• SHORT TASK:
Write out the listing below in full and exactly, leaving out every picture.

• DATA EXTRACT:
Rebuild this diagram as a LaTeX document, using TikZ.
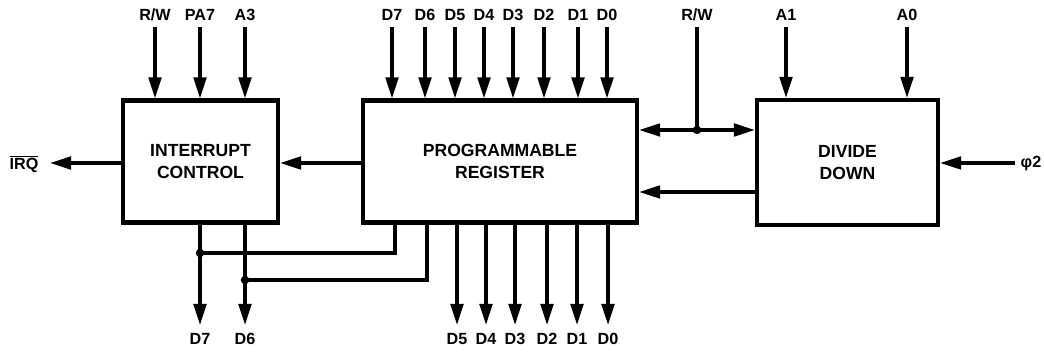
\documentclass[tikz,border=0pt]{standalone}
\usepackage{fontspec}
\setmainfont{Liberation Sans}
\usetikzlibrary{arrows.meta}
\begin{document}
\begin{tikzpicture}[x=0.025cm,y=-0.025cm,
 blk/.style={draw, line width=3pt, align=center, font=\fontsize{12.5}{15.5}\selectfont\bfseries, inner sep=0},
 arr/.style={line width=2.3pt, -{Triangle[length=15pt,width=9pt]}},
 wire/.style={line width=2.3pt},
 lab/.style={font=\fontsize{11.5}{12}\selectfont\bfseries, inner sep=0},
 dot/.style={circle, fill, inner sep=0, minimum size=6pt}]
\useasboundingbox (0,0) rectangle (1044,352);
% blocks
\node[blk, minimum width=3.875cm, minimum height=3.05cm] (ic) at (200.5,161.5) {INTERRUPT\\CONTROL};
\node[blk, minimum width=6.85cm, minimum height=3.05cm] (pr) at (500,161.5) {PROGRAMMABLE\\REGISTER};
\node[blk, minimum width=4.525cm, minimum height=3.125cm] (dd) at (847.5,162.5) {DIVIDE\\DOWN};
% interrupt control inputs
\foreach \x/\t/\n in {155/R\slash W/irw, 200/PA7/ipa, 245/A3/ia3}{
  \node[lab] (l\n) at (\x,15) {\t};
  \coordinate (s\n) at (\x,27);
  \draw[arr] (s\n) -- (s\n |- ic.north);
}
% IRQ
\coordinate (irqend) at (50,163);
\draw[arr] (ic.west |- irqend) -- (irqend);
\node[lab] (lirq) at (24,164) {$\overline{\mbox{\bfseries IRQ}}$};
% PR -> IC
\draw[arr] (pr.west |- irqend) -- (ic.east |- irqend);
% PR inputs
\foreach \x/\t/\n in {392/D7/p7, 425/D6/p6, 455/D5/p5, 484/D4/p4, 513/D3/p3, 544/D2/p2, 578/D1/p1, 607/D0/p0}{
  \node[lab] (l\n) at (\x,15) {\t};
  \coordinate (s\n) at (\x,27);
  \draw[arr] (s\n) -- (s\n |- pr.north);
}
% PR outputs
\foreach \x/\t/\n in {457/D5/q5, 486/D4/q4, 515/D3/q3, 547/D2/q2, 577/D1/q1, 608/D0/q0}{
  \coordinate (e\n) at (\x,325);
  \draw[arr] (e\n |- pr.south) -- (e\n);
  \node[lab] (l\n) at (\x,339) {\t};
}
% IC outputs D7, D6
\coordinate (e7) at (200,325);
\coordinate (e6) at (245,325);
\draw[arr] (e7 |- ic.south) -- (e7);
\draw[arr] (e6 |- ic.south) -- (e6);
\node[lab] (lq7) at (200,339) {D7};
\node[lab] (lq6) at (245,339) {D6};
% taps from PR bottom
\coordinate (j7) at (200,253);
\coordinate (j6) at (245,280);
\coordinate (t7) at (395,253);
\coordinate (t6) at (427,280);
\draw[wire] (t7 |- pr.south) -- (t7) -- (j7);
\draw[wire] (t6 |- pr.south) -- (t6) -- (j6);
\node[dot] (d7) at (j7) {};
\node[dot] (d6) at (j6) {};
% R/W right
\node[lab] (lrw2) at (697,15) {R\slash W};
\coordinate (srw2) at (697,27);
\coordinate (jrw) at (697,130);
\draw[wire] (srw2) -- (jrw);
\node[dot] (drw) at (jrw) {};
\draw[arr] (jrw) -- (pr.east |- jrw);
\draw[arr] (jrw) -- (dd.west |- jrw);
% DD -> PR
\coordinate (yb) at (700,192);
\draw[arr] (dd.west |- yb) -- (pr.east |- yb);
% A1, A0
\foreach \x/\t/\n in {786/A1/a1, 907/A0/a0}{
  \node[lab] (l\n) at (\x,15) {\t};
  \coordinate (s\n) at (\x,27);
  \draw[arr] (s\n) -- (s\n |- dd.north);
}
% phi2
\coordinate (sphi) at (1015,163);
\draw[arr] (sphi) -- (dd.east |- sphi);
\node[lab] (lphi) at (1031,164) {φ2};
\end{tikzpicture}
\end{document}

• ANSWER TO THIS EXERCISE:
Rebuild this diagram as a LaTeX document, using TikZ.
\documentclass[tikz,border=0pt]{standalone}
\usepackage{fontspec}
\setmainfont{Liberation Sans}
\usetikzlibrary{arrows.meta}
\begin{document}
\begin{tikzpicture}[x=0.025cm,y=-0.025cm,
 blk/.style={draw, line width=3pt, align=center, font=\fontsize{12.5}{15.5}\selectfont\bfseries, inner sep=0},
 arr/.style={line width=2.3pt, -{Triangle[length=15pt,width=9pt]}},
 wire/.style={line width=2.3pt},
 lab/.style={font=\fontsize{11.5}{12}\selectfont\bfseries, inner sep=0},
 dot/.style={circle, fill, inner sep=0, minimum size=6pt}]
\useasboundingbox (0,0) rectangle (1044,352);
% blocks
\node[blk, minimum width=3.875cm, minimum height=3.05cm] (ic) at (200.5,161.5) {INTERRUPT\\CONTROL};
\node[blk, minimum width=6.85cm, minimum height=3.05cm] (pr) at (500,161.5) {PROGRAMMABLE\\REGISTER};
\node[blk, minimum width=4.525cm, minimum height=3.125cm] (dd) at (847.5,162.5) {DIVIDE\\DOWN};
% interrupt control inputs
\foreach \x/\t/\n in {155/R\slash W/irw, 200/PA7/ipa, 245/A3/ia3}{
  \node[lab] (l\n) at (\x,15) {\t};
  \coordinate (s\n) at (\x,27);
  \draw[arr] (s\n) -- (s\n |- ic.north);
}
% IRQ
\coordinate (irqend) at (50,163);
\draw[arr] (ic.west |- irqend) -- (irqend);
\node[lab] (lirq) at (24,164) {$\overline{\mbox{\bfseries IRQ}}$};
% PR -> IC
\draw[arr] (pr.west |- irqend) -- (ic.east |- irqend);
% PR inputs
\foreach \x/\t/\n in {392/D7/p7, 425/D6/p6, 455/D5/p5, 484/D4/p4, 513/D3/p3, 544/D2/p2, 578/D1/p1, 607/D0/p0}{
  \node[lab] (l\n) at (\x,15) {\t};
  \coordinate (s\n) at (\x,27);
  \draw[arr] (s\n) -- (s\n |- pr.north);
}
% PR outputs
\foreach \x/\t/\n in {457/D5/q5, 486/D4/q4, 515/D3/q3, 547/D2/q2, 577/D1/q1, 608/D0/q0}{
  \coordinate (e\n) at (\x,325);
  \draw[arr] (e\n |- pr.south) -- (e\n);
  \node[lab] (l\n) at (\x,339) {\t};
}
% IC outputs D7, D6
\coordinate (e7) at (200,325);
\coordinate (e6) at (245,325);
\draw[arr] (e7 |- ic.south) -- (e7);
\draw[arr] (e6 |- ic.south) -- (e6);
\node[lab] (lq7) at (200,339) {D7};
\node[lab] (lq6) at (245,339) {D6};
% taps from PR bottom
\coordinate (j7) at (200,253);
\coordinate (j6) at (245,280);
\coordinate (t7) at (395,253);
\coordinate (t6) at (427,280);
\draw[wire] (t7 |- pr.south) -- (t7) -- (j7);
\draw[wire] (t6 |- pr.south) -- (t6) -- (j6);
\node[dot] (d7) at (j7) {};
\node[dot] (d6) at (j6) {};
% R/W right
\node[lab] (lrw2) at (697,15) {R\slash W};
\coordinate (srw2) at (697,27);
\coordinate (jrw) at (697,130);
\draw[wire] (srw2) -- (jrw);
\node[dot] (drw) at (jrw) {};
\draw[arr] (jrw) -- (pr.east |- jrw);
\draw[arr] (jrw) -- (dd.west |- jrw);
% DD -> PR
\coordinate (yb) at (700,192);
\draw[arr] (dd.west |- yb) -- (pr.east |- yb);
% A1, A0
\foreach \x/\t/\n in {786/A1/a1, 907/A0/a0}{
  \node[lab] (l\n) at (\x,15) {\t};
  \coordinate (s\n) at (\x,27);
  \draw[arr] (s\n) -- (s\n |- dd.north);
}
% phi2
\coordinate (sphi) at (1015,163);
\draw[arr] (sphi) -- (dd.east |- sphi);
\node[lab] (lphi) at (1031,164) {φ2};
\end{tikzpicture}
\end{document}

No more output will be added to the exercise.